● **Directive**:
Retype exactly the lines from the first one through the line with "plt.rcParams['font.family'] = ['Liberation", including both ends; skip any pictures.
#### Recorded data ####
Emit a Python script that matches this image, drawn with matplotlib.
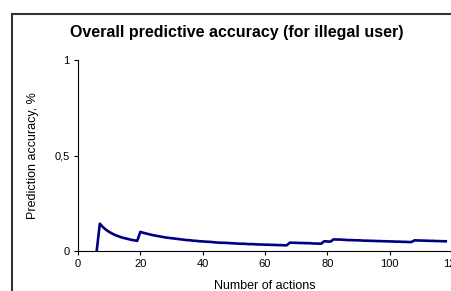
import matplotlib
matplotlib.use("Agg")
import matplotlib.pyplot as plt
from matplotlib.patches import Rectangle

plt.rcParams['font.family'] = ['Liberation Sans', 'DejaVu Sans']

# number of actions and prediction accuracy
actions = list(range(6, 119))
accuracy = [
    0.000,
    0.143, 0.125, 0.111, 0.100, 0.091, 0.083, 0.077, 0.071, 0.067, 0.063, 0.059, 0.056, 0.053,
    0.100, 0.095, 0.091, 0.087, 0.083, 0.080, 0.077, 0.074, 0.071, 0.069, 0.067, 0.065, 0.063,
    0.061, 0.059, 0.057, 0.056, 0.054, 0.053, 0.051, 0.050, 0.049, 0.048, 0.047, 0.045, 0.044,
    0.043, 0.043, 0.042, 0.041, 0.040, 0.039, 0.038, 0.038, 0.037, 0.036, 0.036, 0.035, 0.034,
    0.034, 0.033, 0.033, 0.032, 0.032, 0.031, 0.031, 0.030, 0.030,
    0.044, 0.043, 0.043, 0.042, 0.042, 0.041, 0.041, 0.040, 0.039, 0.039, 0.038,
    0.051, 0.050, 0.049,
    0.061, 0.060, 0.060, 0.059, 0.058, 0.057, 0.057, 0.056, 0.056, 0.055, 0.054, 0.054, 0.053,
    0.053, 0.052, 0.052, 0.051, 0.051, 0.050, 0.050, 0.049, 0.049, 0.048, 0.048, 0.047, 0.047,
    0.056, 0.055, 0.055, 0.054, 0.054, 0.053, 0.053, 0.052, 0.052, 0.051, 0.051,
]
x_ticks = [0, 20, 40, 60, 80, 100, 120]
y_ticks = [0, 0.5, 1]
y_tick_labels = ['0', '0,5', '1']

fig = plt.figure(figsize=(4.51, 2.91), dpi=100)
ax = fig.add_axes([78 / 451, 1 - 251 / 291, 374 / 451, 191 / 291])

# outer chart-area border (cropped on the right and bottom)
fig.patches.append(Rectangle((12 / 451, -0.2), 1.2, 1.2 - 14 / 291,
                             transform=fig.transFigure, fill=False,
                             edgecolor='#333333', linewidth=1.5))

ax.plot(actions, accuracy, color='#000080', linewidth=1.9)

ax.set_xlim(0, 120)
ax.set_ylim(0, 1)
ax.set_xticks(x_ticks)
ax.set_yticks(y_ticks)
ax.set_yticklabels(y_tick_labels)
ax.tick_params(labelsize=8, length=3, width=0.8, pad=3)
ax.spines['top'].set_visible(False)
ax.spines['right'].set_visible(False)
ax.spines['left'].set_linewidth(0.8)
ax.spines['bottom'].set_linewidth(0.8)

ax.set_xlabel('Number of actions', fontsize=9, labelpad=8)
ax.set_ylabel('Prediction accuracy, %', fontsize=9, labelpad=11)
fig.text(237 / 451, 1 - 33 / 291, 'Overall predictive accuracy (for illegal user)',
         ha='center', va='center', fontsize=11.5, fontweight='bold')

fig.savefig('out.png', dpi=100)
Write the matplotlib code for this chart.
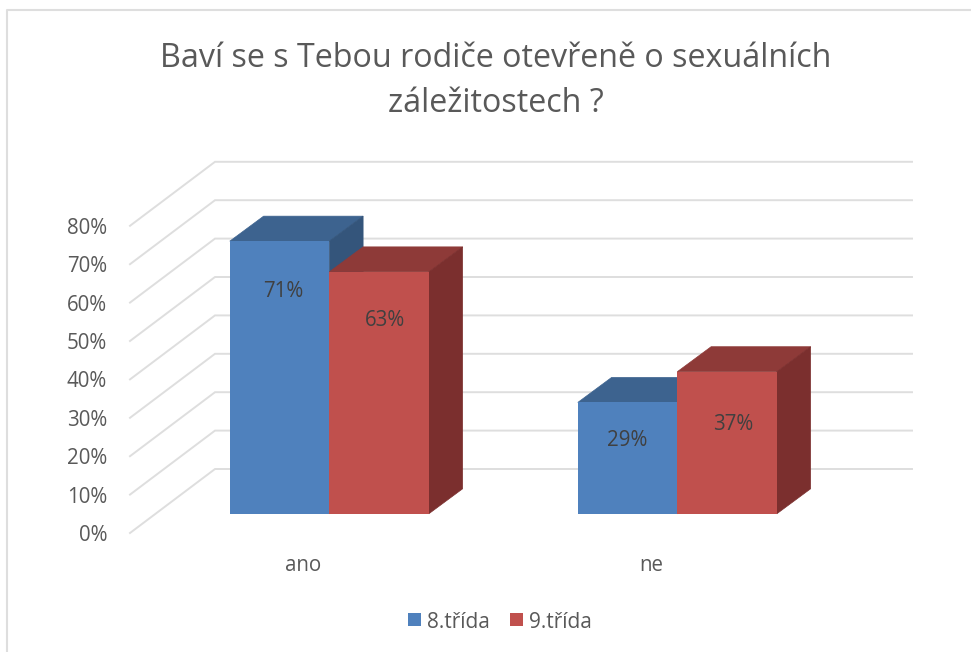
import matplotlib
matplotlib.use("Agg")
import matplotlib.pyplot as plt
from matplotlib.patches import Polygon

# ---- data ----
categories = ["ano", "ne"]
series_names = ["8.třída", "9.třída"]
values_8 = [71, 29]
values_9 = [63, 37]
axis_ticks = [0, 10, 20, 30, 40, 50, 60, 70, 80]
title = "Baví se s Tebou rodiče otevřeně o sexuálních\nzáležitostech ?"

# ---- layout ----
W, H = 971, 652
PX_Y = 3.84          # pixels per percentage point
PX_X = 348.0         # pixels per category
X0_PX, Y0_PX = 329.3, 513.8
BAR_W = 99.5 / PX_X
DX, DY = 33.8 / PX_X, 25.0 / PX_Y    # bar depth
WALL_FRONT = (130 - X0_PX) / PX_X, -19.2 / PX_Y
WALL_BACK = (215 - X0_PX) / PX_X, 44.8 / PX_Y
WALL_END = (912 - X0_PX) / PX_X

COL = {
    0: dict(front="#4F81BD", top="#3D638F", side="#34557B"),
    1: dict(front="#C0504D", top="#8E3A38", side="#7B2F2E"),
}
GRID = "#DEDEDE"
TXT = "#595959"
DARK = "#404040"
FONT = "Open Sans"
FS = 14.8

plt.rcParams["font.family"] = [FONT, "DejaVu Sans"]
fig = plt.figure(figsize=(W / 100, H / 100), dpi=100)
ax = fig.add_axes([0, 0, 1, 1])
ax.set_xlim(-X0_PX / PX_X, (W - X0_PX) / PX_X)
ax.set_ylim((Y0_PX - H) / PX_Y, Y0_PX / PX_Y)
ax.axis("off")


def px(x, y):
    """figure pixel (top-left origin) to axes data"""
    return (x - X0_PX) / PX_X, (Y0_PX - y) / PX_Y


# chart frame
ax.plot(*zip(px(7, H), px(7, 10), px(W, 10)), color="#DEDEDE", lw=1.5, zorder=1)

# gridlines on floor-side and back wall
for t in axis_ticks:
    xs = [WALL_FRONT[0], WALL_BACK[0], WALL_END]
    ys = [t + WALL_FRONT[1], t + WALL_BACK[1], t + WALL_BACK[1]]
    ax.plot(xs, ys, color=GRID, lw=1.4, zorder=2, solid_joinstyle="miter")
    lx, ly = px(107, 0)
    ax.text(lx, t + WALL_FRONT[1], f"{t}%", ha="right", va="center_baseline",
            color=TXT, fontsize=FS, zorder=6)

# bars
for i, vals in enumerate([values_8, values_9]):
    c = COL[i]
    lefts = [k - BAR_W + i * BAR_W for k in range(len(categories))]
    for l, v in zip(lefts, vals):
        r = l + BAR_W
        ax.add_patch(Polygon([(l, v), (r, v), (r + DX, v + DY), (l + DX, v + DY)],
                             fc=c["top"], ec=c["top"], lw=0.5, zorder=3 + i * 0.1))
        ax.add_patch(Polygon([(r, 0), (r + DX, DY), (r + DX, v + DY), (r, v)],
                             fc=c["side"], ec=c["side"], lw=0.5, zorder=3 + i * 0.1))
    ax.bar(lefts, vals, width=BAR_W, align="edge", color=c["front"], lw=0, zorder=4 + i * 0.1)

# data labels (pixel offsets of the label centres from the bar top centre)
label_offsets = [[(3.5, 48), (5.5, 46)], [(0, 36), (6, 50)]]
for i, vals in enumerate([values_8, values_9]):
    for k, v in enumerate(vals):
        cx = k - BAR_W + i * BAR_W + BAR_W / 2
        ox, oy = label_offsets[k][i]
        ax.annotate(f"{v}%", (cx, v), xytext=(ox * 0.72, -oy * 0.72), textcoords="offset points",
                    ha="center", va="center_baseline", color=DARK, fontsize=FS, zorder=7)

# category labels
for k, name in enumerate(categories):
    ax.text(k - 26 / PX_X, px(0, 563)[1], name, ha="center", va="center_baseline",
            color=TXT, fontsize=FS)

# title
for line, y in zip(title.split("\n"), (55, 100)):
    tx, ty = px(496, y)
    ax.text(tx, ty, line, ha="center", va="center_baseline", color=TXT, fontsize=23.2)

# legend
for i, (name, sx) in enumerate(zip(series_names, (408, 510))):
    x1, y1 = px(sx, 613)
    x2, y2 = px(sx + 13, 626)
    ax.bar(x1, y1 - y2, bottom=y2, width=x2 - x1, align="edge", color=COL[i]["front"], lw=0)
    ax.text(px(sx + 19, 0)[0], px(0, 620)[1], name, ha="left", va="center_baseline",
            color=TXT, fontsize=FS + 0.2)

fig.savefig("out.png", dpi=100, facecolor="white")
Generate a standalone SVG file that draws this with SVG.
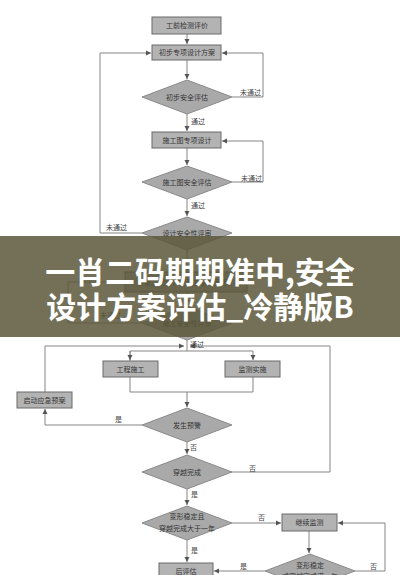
####
● **Task solution**:
Emit a Python script that matches this image, drawn with matplotlib.
import matplotlib
matplotlib.use("Agg")
import matplotlib.pyplot as plt
from matplotlib.patches import Rectangle

plt.rcParams['font.family'] = ['Liberation Sans', 'DejaVu Sans']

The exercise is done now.